Line by line, repeat the data below exactly, beginning at the first line and ending at the line with "const FONT = 'Liberation". Omit pictures.

■ ■ ■

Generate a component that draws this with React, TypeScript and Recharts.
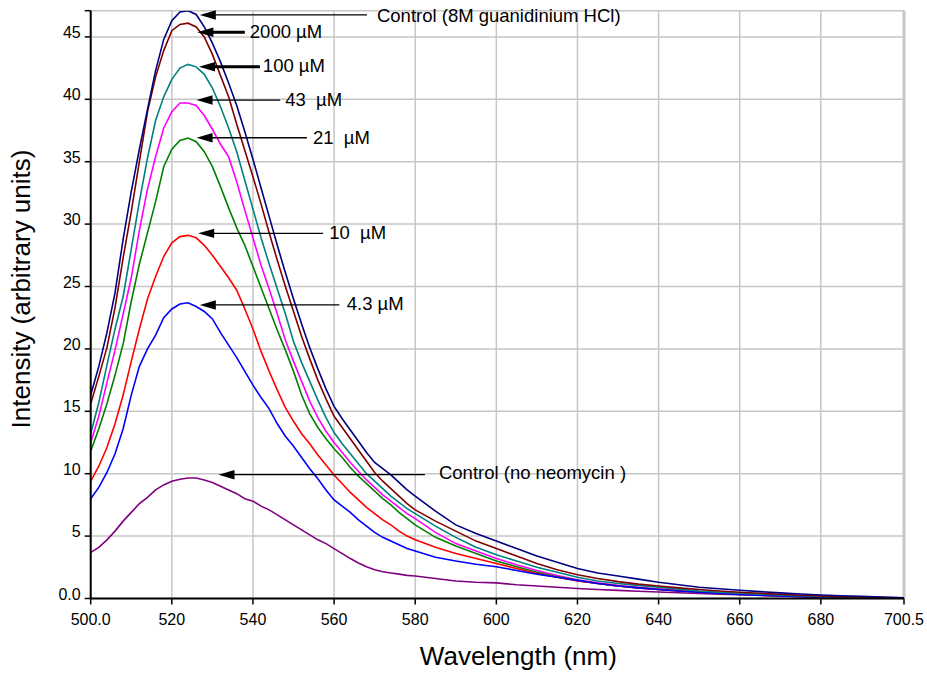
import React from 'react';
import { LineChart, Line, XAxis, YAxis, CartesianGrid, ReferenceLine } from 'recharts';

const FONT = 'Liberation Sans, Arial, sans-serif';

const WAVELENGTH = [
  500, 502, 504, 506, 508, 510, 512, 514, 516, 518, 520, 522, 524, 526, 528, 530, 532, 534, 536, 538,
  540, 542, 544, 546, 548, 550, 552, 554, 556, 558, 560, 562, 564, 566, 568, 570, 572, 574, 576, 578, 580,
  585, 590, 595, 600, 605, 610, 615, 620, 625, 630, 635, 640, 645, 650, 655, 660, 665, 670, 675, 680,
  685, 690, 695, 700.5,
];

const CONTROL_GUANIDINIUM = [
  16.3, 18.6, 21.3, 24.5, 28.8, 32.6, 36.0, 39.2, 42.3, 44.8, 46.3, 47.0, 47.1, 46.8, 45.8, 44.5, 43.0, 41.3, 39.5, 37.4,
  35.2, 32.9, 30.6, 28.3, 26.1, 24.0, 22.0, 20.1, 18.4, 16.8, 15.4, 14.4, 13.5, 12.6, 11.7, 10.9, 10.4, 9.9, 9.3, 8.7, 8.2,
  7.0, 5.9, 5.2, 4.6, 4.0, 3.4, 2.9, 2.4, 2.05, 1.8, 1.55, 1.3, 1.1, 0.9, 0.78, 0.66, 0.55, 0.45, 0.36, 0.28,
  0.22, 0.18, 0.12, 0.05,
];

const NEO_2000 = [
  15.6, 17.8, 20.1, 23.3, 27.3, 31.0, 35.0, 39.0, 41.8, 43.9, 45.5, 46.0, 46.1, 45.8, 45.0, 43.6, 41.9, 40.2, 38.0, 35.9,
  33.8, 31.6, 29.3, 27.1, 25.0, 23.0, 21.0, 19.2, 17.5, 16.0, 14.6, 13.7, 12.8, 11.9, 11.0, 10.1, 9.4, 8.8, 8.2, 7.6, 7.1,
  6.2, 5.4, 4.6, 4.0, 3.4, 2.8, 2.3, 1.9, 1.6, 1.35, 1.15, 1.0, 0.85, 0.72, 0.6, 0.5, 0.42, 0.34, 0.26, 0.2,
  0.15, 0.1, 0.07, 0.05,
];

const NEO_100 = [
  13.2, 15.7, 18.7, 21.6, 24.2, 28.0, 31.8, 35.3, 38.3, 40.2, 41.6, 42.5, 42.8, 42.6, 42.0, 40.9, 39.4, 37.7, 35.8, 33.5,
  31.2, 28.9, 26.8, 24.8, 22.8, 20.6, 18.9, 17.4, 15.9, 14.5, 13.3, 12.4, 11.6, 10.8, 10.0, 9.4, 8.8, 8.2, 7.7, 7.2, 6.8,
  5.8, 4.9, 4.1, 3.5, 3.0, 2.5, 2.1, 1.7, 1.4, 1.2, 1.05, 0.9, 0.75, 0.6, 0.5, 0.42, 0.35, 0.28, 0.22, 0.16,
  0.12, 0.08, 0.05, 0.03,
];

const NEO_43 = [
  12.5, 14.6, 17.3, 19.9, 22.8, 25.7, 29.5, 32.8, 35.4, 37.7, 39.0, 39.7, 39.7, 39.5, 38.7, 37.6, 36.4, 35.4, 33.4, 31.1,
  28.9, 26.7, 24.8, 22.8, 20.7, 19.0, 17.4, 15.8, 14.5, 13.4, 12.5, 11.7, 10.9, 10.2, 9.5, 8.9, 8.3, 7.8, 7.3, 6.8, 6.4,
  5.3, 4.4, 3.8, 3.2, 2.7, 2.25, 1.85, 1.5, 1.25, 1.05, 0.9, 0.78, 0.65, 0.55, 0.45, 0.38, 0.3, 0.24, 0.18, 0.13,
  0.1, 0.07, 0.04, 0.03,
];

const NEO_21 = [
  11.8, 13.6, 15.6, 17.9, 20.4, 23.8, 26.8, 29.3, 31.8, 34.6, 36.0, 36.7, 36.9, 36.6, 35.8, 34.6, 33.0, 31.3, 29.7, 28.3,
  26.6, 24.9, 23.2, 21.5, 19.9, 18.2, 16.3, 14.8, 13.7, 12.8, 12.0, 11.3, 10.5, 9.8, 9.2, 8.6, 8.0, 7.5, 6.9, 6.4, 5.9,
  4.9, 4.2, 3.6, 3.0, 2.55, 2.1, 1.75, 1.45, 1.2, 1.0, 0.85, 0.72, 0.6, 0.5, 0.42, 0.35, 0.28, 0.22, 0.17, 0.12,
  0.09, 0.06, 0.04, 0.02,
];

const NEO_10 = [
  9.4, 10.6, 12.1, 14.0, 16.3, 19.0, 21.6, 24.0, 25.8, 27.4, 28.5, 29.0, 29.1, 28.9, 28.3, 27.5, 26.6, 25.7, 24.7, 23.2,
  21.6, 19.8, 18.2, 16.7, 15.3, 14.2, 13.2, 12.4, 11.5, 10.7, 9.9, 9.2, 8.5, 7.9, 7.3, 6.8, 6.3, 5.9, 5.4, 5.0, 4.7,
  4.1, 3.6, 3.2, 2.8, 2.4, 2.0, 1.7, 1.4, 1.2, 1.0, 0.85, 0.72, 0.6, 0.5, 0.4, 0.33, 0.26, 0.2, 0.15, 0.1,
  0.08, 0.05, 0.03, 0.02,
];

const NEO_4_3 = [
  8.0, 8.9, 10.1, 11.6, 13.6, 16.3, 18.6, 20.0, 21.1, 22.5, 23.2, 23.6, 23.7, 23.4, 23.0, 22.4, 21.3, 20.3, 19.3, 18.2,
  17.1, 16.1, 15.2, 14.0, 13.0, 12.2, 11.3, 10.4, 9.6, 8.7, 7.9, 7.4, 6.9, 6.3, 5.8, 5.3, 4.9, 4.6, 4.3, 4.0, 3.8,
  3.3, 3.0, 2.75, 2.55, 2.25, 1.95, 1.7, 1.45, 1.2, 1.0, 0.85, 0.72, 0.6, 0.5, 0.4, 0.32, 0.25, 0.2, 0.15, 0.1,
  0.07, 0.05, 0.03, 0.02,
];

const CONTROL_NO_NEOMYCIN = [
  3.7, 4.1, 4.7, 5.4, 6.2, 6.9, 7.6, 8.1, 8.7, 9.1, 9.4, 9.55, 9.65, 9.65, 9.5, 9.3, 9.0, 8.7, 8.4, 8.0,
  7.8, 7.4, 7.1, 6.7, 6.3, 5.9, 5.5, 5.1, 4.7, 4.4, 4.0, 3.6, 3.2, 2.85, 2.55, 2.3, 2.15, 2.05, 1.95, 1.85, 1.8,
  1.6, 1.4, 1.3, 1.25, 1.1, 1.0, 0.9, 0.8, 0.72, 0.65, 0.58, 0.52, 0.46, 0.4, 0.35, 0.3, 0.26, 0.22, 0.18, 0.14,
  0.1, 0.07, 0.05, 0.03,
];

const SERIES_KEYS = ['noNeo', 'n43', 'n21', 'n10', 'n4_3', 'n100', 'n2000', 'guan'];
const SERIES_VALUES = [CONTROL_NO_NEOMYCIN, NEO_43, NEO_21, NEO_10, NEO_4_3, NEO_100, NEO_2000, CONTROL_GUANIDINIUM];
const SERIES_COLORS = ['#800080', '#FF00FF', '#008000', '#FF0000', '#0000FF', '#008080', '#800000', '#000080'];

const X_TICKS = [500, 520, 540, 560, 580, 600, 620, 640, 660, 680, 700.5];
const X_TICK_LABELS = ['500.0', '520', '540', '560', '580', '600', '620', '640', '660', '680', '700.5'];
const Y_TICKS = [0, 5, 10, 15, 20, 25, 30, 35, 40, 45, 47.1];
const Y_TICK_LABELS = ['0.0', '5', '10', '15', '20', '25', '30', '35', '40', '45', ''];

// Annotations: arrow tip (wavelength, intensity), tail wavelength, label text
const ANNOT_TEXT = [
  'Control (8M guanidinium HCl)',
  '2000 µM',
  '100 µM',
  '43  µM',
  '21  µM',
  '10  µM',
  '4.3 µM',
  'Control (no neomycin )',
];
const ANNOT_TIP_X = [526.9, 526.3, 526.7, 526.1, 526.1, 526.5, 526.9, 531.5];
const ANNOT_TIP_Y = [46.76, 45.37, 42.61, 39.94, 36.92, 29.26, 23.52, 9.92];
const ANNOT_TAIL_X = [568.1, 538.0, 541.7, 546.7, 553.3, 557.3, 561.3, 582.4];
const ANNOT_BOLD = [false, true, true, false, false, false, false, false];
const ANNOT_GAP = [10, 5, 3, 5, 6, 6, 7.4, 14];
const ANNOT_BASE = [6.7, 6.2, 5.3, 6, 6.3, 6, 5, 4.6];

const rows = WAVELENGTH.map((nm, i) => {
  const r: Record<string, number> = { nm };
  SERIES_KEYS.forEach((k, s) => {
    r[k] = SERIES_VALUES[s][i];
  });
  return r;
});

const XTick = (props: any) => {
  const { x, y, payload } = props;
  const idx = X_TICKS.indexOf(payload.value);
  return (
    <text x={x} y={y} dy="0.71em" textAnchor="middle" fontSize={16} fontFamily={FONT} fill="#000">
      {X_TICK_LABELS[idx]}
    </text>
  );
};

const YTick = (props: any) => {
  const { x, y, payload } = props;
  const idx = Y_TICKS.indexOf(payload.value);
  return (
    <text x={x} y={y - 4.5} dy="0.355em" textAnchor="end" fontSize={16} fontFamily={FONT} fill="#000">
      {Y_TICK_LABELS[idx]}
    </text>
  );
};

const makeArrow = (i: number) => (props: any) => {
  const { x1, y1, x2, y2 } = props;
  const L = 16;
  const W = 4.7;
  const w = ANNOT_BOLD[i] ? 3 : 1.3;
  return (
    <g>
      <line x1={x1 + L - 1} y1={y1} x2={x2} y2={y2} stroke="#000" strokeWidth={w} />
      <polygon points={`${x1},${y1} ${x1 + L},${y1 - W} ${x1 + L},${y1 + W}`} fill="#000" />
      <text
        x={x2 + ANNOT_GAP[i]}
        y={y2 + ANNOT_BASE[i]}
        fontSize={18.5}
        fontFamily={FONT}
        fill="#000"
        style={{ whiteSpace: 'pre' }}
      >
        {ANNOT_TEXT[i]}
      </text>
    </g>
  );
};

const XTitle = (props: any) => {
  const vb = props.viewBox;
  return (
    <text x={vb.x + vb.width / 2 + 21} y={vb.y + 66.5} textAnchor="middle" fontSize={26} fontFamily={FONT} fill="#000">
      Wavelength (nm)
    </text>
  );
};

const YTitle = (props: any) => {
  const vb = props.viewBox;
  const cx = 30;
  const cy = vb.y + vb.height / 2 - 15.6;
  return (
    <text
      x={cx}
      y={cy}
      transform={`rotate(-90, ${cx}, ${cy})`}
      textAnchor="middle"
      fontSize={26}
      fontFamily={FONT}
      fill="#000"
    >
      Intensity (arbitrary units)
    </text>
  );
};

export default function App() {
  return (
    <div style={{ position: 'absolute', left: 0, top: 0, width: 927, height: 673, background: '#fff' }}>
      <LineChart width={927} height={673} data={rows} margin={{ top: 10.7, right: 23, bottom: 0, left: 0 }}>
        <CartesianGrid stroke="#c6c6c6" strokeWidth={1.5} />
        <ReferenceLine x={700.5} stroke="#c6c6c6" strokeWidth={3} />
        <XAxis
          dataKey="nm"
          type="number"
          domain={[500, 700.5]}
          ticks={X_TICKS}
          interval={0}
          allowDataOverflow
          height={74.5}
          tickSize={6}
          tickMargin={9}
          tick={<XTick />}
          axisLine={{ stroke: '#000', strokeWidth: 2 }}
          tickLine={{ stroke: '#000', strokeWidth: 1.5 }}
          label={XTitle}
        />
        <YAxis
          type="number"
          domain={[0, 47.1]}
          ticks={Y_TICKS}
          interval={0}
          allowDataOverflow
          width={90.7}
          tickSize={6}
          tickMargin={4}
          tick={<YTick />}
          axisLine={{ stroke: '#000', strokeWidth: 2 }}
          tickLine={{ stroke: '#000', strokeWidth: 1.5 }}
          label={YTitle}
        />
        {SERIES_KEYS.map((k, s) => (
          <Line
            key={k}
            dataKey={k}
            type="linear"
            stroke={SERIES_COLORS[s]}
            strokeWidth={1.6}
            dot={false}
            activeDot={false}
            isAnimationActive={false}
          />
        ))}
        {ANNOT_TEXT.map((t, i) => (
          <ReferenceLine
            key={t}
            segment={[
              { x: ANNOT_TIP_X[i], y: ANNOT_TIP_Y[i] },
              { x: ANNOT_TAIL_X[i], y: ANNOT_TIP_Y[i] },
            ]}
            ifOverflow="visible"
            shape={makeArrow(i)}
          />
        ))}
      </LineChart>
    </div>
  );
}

■ ■ ■

### Reply
Generate a component that draws this with React, TypeScript and Recharts.
import React from 'react';
import { LineChart, Line, XAxis, YAxis, CartesianGrid, ReferenceLine } from 'recharts';

const FONT = 'Liberation Sans, Arial, sans-serif';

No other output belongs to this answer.